Die Barbaren, das sind immer die anderen

China: ein Riesenland, in dem sich einiges tut, das die Welt wirtschaftlich in Atem hält. Und immer ist da auch etwas Abweisendes, Undurchschaubares, Anderes. China verstehen fällt Europäern immer noch schwer, jahrhundertelange Handelsbeziehungen hin oder her. Da bietet Stephan Thomes Buch unter dem Titel Gott der Barbaren einiges an Erhellendem, einmal abgesehen von Spannung und einem Eintauchen in Geschichte, die wir so nie gehört haben.

Thomes Roman spielt um die Mitte des 19. Jahrhunderts.

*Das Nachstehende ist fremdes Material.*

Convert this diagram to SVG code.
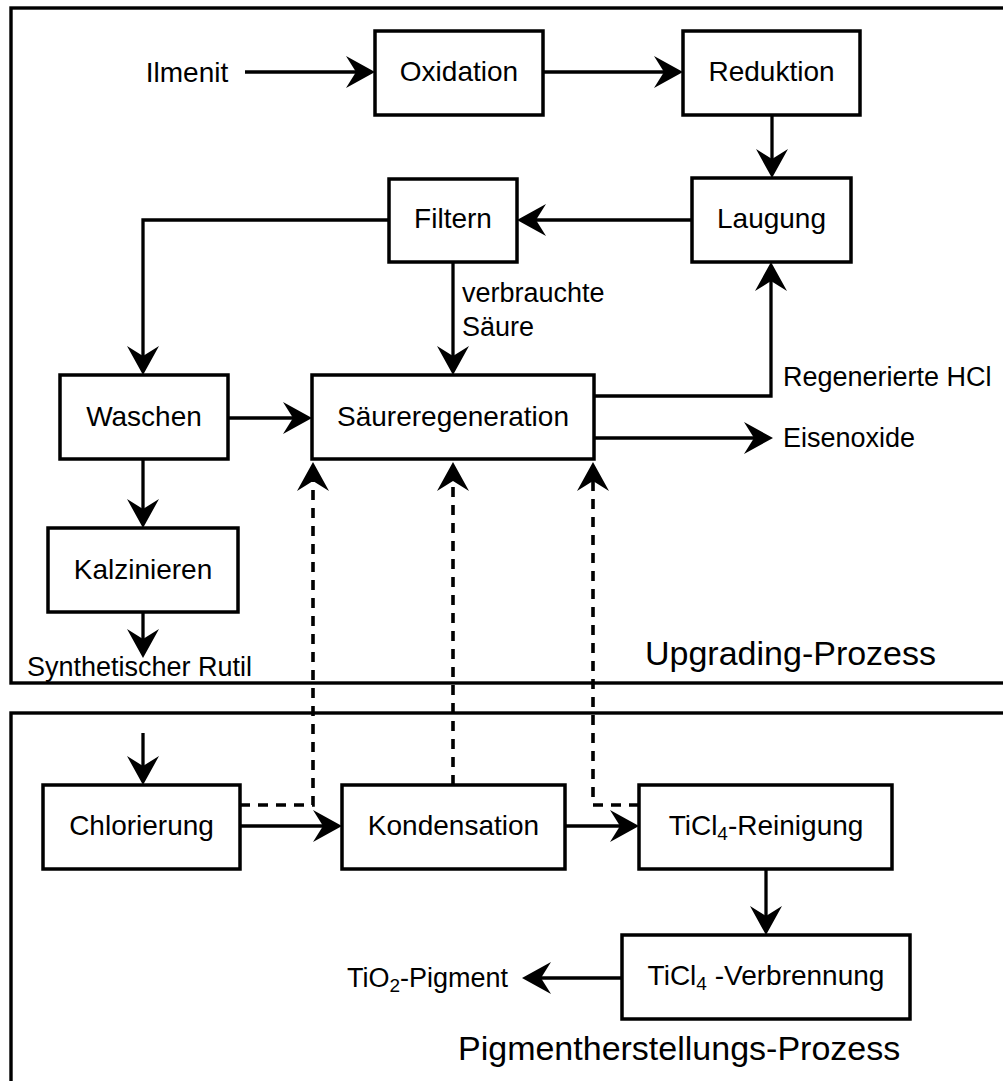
<svg xmlns="http://www.w3.org/2000/svg" width="1003" height="1081" viewBox="0 0 1003 1081">
<style>
text{font-family:"Liberation Sans",Arial,sans-serif;fill:#000}
.n{font-size:28px;text-anchor:middle}
.l{font-size:27px}
.t{font-size:34px}
.box{fill:#fff;stroke:#000;stroke-width:3.5}
.frame{fill:none;stroke:#000;stroke-width:3.4}
.c{fill:none;stroke:#000;stroke-width:3.3;marker-end:url(#ah)}
.d{stroke-width:3.6;stroke-dasharray:10 8}
</style>
<defs>
<marker id="ah" viewBox="0 0 30 32" markerWidth="30" markerHeight="32" refX="18" refY="16" orient="auto" markerUnits="userSpaceOnUse">
<path d="M29,16 L0,0 L10,16 L0,32 Z" fill="#000" stroke="none"/>
</marker>
</defs>
<rect class="frame" x="11" y="8" width="1010" height="675"/>
<rect class="frame" x="11" y="713" width="1010" height="420"/>
<g id="connectors">
<path class="c" d="M245,72 H364"/>
<path class="c" d="M543,72 H672"/>
<path class="c" d="M772,115 V167"/>
<path class="c" d="M692,220 H528"/>
<path class="c" d="M389,220 H143 V364"/>
<path class="c" d="M453,262 V364"/>
<path class="c" d="M228,418 H301"/>
<path class="c" d="M143,459 V517"/>
<path class="c" d="M143,612 V647"/>
<path class="c" d="M594,396 H771 V273"/>
<path class="c" d="M594,438 H762"/>
<path class="c d" d="M240,805 H313 V473"/>
<path class="c d" d="M453,785 V473"/>
<path class="c d" d="M639,805 H593 V473"/>
<path class="c" d="M143,733 V774"/>
<path class="c" d="M240,826 H331"/>
<path class="c" d="M565,826 H628"/>
<path class="c" d="M766,869 V924"/>
<path class="c" d="M622,978 H533"/>
</g>
<g id="oxidation"><rect class="box" x="375" y="31" width="168" height="84"/><text class="n" x="459" y="81">Oxidation</text></g>
<g id="reduktion"><rect class="box" x="683" y="31" width="177" height="84"/><text class="n" x="771.5" y="81">Reduktion</text></g>
<g id="filtern"><rect class="box" x="389" y="179" width="128" height="83"/><text class="n" x="453" y="228">Filtern</text></g>
<g id="laugung"><rect class="box" x="692" y="178" width="159" height="84"/><text class="n" x="771.5" y="228">Laugung</text></g>
<g id="waschen"><rect class="box" x="60" y="375" width="168" height="84"/><text class="n" x="144" y="426">Waschen</text></g>
<g id="saeureregeneration"><rect class="box" x="312" y="375" width="282" height="84"/><text class="n" x="453" y="426">Säureregeneration</text></g>
<g id="kalzinieren"><rect class="box" x="48" y="528" width="190" height="84"/><text class="n" x="143" y="579">Kalzinieren</text></g>
<g id="chlorierung"><rect class="box" x="43" y="785" width="197" height="84"/><text class="n" x="141.5" y="835">Chlorierung</text></g>
<g id="kondensation"><rect class="box" x="342" y="785" width="223" height="84"/><text class="n" x="453.5" y="835">Kondensation</text></g>
<g id="ticl4-reinigung"><rect class="box" x="639" y="785" width="253" height="84"/><text class="n" x="766" y="835">TiCl<tspan font-size="19" dy="5">4</tspan><tspan dy="-5">-Reinigung</tspan></text></g>
<g id="ticl4-verbrennung"><rect class="box" x="622" y="935" width="288" height="84"/><text class="n" x="766" y="985">TiCl<tspan font-size="19" dy="5">4</tspan><tspan dy="-5"> -Verbrennung</tspan></text></g>
<g id="labels">
<text class="n" x="187" y="82">Ilmenit</text>
<text class="l" x="462" y="302">verbrauchte</text>
<text class="l" x="462" y="336">Säure</text>
<text class="l" x="783" y="386">Regenerierte HCl</text>
<text class="l" x="783" y="447">Eisenoxide</text>
<text class="l" x="27" y="676">Synthetischer Rutil</text>
<text class="l" x="347" y="987">TiO<tspan font-size="19" dy="5">2</tspan><tspan dy="-5">-Pigment</tspan></text>
<text class="t" x="645" y="665">Upgrading-Prozess</text>
<text class="t" x="458" y="1060">Pigmentherstellungs-Prozess</text>
</g>
</svg>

Chinas Kaiser und die Beamten im Reich wollen alles so bewahren, wie es immer war. Doch eine Rebellenarmee, angeführt von Hong Xiuquan, der sich als Christ und als zweiter Sohn Gottes betrachtet, ist drauf und dran, das Land zu erobern (der sogenannte Taiping-Aufstand). Von der Küste her drängen Engländer und Franzosen ins Land und sind bereit, dem Kaiserreich die Segnungen des Handels  und Fortschritts aufzuzeigen, notfalls mit Kanonen (Zweiter Opiumkrieg). Ein fürchterliches Gemetzel nimmt seinen Lauf. Gemäss Thome – in einem Interview (auf youtube zu finden) – fielen den Auseinandersetzungen 20 bis 30 Millionen Menschen zum Opfer.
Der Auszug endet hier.